→ STATED EXERCISE: In the listing below, find every line with the string "that" and pull it out.

[Items listed in a dataset]
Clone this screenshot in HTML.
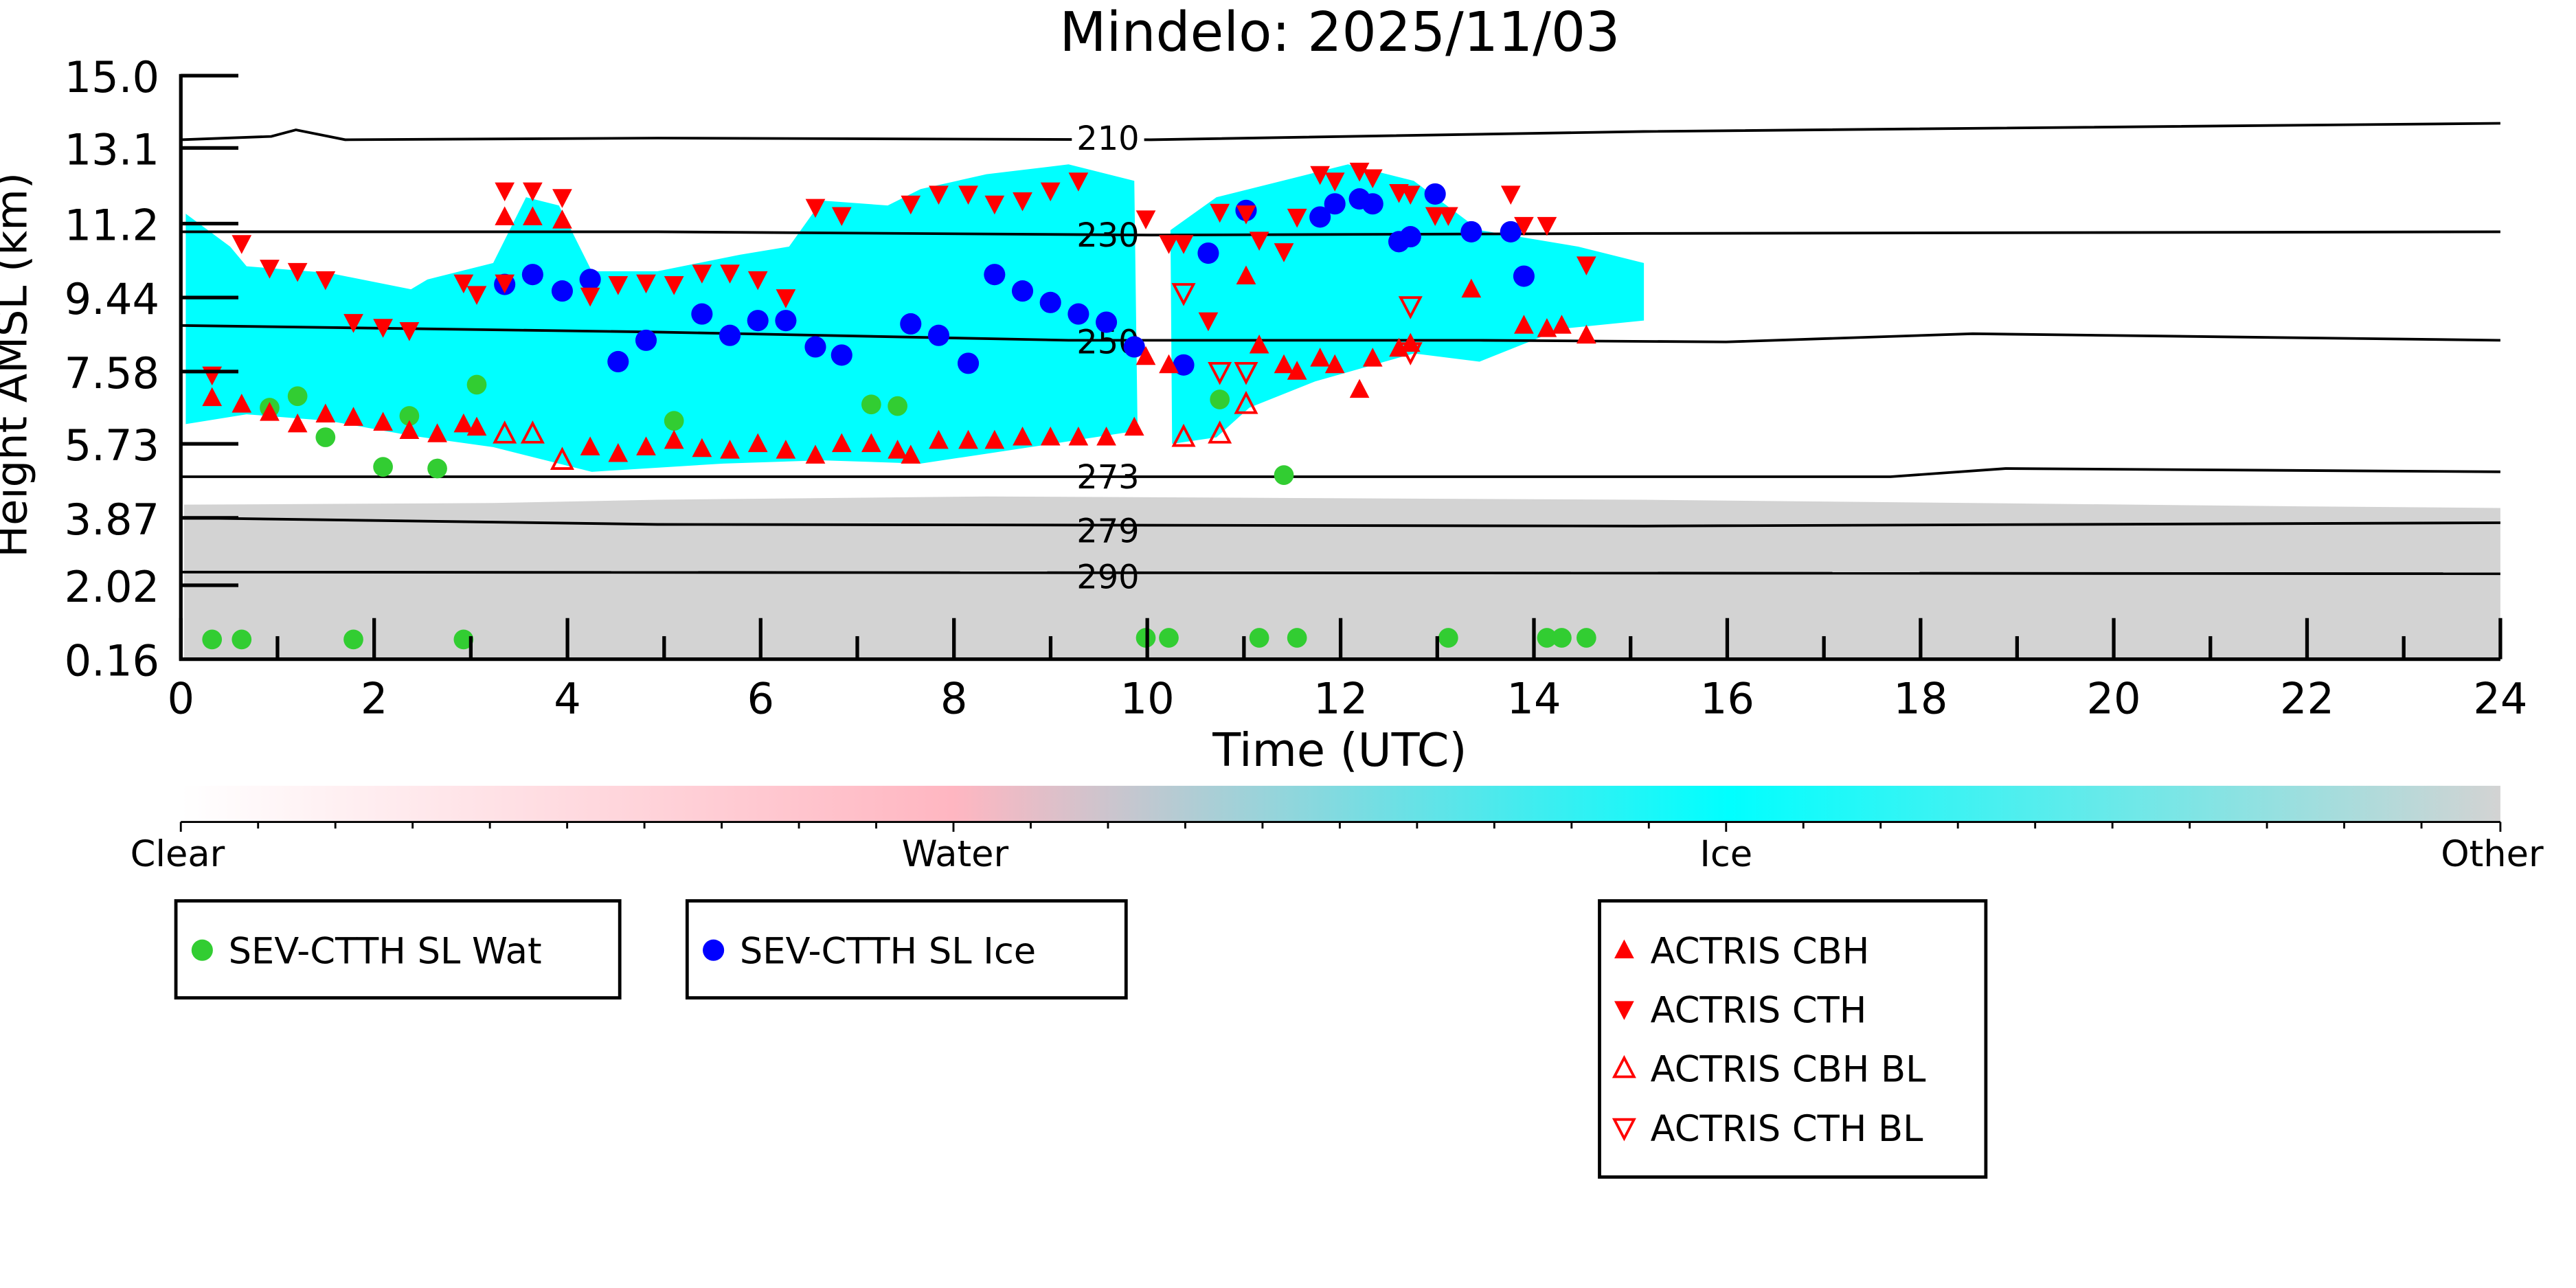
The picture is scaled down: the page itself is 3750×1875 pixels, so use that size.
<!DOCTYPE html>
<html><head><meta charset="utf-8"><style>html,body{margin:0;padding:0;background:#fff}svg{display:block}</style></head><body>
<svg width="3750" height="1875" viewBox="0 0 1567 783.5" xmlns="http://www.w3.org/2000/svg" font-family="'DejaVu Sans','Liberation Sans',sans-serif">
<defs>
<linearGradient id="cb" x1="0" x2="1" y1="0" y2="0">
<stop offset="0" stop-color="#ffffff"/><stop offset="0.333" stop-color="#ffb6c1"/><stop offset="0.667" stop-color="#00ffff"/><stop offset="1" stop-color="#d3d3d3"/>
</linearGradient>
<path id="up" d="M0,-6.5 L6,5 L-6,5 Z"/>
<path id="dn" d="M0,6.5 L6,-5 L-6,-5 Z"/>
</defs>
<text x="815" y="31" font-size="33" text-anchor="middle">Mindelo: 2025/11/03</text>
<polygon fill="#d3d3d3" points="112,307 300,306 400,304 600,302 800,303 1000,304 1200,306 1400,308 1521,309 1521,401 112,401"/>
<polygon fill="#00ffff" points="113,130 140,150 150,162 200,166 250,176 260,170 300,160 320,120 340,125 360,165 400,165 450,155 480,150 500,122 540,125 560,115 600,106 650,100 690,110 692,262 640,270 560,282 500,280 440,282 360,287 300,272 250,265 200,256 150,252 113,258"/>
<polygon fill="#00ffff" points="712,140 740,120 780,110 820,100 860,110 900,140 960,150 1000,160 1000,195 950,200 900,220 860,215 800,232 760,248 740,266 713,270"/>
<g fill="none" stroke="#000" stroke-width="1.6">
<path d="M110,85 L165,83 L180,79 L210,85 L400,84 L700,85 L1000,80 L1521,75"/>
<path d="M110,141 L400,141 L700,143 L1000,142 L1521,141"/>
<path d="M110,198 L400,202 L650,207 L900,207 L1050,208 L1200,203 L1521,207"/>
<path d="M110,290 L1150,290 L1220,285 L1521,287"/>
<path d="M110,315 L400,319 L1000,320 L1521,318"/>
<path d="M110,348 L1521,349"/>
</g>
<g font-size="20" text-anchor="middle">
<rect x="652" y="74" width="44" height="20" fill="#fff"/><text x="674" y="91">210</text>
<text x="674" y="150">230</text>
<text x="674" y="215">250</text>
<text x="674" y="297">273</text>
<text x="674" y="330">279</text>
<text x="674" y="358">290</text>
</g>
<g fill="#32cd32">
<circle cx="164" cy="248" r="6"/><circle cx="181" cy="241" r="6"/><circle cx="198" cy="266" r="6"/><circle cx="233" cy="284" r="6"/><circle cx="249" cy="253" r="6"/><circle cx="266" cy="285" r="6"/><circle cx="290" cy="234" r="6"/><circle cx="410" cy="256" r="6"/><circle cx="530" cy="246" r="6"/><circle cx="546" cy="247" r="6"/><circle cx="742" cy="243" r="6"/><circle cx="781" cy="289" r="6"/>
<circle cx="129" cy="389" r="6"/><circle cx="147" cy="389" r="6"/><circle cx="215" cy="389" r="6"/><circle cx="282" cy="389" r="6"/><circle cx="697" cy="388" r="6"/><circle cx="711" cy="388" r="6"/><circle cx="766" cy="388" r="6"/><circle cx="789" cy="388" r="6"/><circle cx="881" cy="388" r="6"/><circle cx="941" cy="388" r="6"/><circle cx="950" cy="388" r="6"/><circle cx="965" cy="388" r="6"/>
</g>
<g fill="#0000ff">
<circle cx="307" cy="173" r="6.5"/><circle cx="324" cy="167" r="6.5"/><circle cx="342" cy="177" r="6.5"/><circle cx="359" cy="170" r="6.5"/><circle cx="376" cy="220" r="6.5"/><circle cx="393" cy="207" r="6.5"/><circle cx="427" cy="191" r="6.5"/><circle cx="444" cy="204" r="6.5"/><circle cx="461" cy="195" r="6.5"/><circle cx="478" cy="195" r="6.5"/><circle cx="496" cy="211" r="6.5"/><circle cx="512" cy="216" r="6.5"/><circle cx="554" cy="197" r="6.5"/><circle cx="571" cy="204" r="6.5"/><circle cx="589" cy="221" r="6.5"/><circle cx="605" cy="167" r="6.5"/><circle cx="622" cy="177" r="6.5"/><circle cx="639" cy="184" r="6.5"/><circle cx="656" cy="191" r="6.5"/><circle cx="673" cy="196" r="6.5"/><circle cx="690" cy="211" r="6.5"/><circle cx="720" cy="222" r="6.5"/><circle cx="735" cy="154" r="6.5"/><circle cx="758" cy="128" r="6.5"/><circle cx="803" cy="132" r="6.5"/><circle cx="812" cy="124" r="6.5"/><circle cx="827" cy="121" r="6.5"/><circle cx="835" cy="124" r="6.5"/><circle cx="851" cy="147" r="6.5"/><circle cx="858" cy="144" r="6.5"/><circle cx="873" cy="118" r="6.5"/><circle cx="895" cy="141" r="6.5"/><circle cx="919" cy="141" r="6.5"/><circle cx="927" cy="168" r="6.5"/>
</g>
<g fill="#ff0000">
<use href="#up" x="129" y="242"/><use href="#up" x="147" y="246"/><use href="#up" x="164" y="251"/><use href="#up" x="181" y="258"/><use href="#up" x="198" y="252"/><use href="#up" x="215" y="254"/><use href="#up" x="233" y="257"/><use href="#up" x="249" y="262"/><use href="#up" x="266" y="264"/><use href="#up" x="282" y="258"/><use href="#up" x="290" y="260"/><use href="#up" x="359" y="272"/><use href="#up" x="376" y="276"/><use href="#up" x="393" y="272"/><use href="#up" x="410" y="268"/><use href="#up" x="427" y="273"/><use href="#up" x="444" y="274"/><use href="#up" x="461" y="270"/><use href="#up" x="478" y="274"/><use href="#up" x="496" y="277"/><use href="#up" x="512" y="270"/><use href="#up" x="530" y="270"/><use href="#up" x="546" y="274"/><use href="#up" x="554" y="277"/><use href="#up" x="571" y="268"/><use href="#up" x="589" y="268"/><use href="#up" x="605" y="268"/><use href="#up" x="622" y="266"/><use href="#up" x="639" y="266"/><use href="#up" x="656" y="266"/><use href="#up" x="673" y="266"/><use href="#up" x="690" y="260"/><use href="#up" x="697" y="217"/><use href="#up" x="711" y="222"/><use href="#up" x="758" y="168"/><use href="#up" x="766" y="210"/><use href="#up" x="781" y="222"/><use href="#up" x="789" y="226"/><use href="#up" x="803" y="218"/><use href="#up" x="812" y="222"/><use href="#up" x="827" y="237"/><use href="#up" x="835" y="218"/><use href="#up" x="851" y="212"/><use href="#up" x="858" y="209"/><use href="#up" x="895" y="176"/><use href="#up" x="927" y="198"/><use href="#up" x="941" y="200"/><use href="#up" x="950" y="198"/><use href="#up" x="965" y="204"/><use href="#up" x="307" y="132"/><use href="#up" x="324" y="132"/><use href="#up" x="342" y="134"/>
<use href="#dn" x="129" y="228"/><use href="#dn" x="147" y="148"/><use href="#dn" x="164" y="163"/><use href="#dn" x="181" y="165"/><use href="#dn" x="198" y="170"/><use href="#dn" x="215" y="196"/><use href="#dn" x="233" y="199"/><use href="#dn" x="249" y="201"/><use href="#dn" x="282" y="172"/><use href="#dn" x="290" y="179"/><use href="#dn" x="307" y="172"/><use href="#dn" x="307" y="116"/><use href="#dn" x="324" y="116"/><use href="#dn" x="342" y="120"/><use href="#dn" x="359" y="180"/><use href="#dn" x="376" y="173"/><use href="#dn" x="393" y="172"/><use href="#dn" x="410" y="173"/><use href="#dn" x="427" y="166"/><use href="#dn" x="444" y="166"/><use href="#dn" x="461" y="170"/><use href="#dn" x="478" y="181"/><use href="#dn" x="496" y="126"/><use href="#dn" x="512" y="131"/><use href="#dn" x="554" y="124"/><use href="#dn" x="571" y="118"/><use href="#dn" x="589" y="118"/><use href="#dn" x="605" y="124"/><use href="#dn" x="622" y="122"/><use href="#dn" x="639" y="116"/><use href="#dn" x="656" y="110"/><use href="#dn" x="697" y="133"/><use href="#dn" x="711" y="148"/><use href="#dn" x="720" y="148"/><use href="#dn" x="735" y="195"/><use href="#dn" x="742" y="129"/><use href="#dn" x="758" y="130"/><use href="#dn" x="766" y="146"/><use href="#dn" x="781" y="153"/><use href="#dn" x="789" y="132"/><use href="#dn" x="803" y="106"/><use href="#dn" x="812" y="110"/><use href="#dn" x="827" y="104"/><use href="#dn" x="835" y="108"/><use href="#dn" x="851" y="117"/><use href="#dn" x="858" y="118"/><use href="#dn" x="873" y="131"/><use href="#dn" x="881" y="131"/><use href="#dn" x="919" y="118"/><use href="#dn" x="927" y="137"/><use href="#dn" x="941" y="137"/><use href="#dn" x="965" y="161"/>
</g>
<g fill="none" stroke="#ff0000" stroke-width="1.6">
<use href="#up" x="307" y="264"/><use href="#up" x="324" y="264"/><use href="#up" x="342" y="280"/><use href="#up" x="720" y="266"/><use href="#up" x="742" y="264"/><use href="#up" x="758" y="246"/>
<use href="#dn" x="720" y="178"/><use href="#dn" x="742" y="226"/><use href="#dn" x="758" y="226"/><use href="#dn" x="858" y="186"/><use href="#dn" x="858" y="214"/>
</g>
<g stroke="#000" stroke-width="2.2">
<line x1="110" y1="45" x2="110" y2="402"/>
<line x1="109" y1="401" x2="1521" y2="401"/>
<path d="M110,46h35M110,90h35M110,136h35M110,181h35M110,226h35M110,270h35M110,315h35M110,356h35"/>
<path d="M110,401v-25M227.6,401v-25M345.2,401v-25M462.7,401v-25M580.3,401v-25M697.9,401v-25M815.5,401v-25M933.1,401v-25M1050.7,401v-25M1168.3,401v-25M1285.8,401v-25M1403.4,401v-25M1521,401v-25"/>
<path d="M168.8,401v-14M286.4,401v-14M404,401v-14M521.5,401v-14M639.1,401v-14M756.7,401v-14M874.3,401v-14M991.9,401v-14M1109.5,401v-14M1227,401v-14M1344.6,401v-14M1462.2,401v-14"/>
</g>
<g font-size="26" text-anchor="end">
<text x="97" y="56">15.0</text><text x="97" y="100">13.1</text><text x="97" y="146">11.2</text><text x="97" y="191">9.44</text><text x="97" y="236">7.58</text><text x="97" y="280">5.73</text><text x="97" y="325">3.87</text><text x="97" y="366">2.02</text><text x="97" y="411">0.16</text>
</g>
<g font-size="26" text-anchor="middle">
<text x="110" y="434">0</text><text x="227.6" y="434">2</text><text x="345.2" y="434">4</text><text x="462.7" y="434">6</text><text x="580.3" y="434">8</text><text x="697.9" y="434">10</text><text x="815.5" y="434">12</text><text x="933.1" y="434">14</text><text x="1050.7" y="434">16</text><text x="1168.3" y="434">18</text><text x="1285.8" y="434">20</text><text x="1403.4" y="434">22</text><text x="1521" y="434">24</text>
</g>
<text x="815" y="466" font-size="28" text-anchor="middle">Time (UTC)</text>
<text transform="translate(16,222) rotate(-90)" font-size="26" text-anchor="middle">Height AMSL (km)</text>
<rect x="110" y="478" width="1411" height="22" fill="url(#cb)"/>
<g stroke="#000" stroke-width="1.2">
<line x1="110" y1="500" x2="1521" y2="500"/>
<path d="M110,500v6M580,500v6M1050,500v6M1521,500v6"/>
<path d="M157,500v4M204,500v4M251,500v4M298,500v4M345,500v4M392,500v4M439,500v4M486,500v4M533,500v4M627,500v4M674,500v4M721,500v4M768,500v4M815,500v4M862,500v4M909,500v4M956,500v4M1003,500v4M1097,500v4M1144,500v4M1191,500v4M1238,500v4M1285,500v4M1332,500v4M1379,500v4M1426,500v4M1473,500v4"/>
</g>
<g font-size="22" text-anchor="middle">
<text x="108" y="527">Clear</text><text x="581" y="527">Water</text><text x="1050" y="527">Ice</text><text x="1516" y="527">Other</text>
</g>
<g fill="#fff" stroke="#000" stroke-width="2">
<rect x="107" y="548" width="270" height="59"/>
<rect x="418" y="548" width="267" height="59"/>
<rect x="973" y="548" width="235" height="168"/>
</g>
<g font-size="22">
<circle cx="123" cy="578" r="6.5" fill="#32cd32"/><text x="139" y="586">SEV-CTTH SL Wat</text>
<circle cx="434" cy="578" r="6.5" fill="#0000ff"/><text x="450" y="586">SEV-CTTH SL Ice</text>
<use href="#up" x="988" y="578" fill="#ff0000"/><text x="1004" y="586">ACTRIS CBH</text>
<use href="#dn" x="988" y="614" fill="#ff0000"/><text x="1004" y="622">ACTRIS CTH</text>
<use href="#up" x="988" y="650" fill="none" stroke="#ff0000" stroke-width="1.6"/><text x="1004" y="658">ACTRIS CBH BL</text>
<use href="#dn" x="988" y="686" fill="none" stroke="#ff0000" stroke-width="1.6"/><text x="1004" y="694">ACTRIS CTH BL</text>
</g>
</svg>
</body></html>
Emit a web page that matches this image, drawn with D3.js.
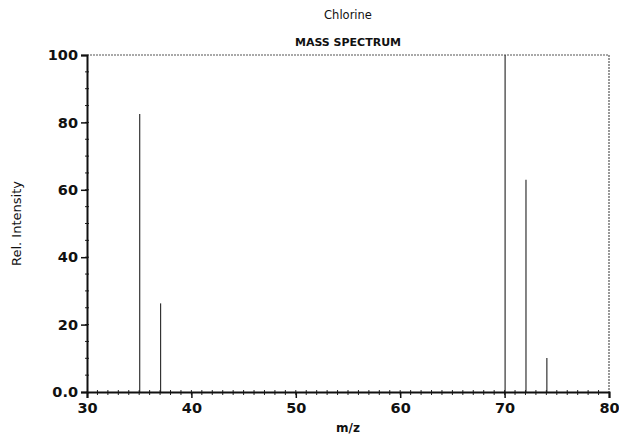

→ TASK SOLUTION:
The picture is scaled down: the page itself is 3750×1875 pixels, so use that size.
Emit a web page that matches this image, drawn with D3.js.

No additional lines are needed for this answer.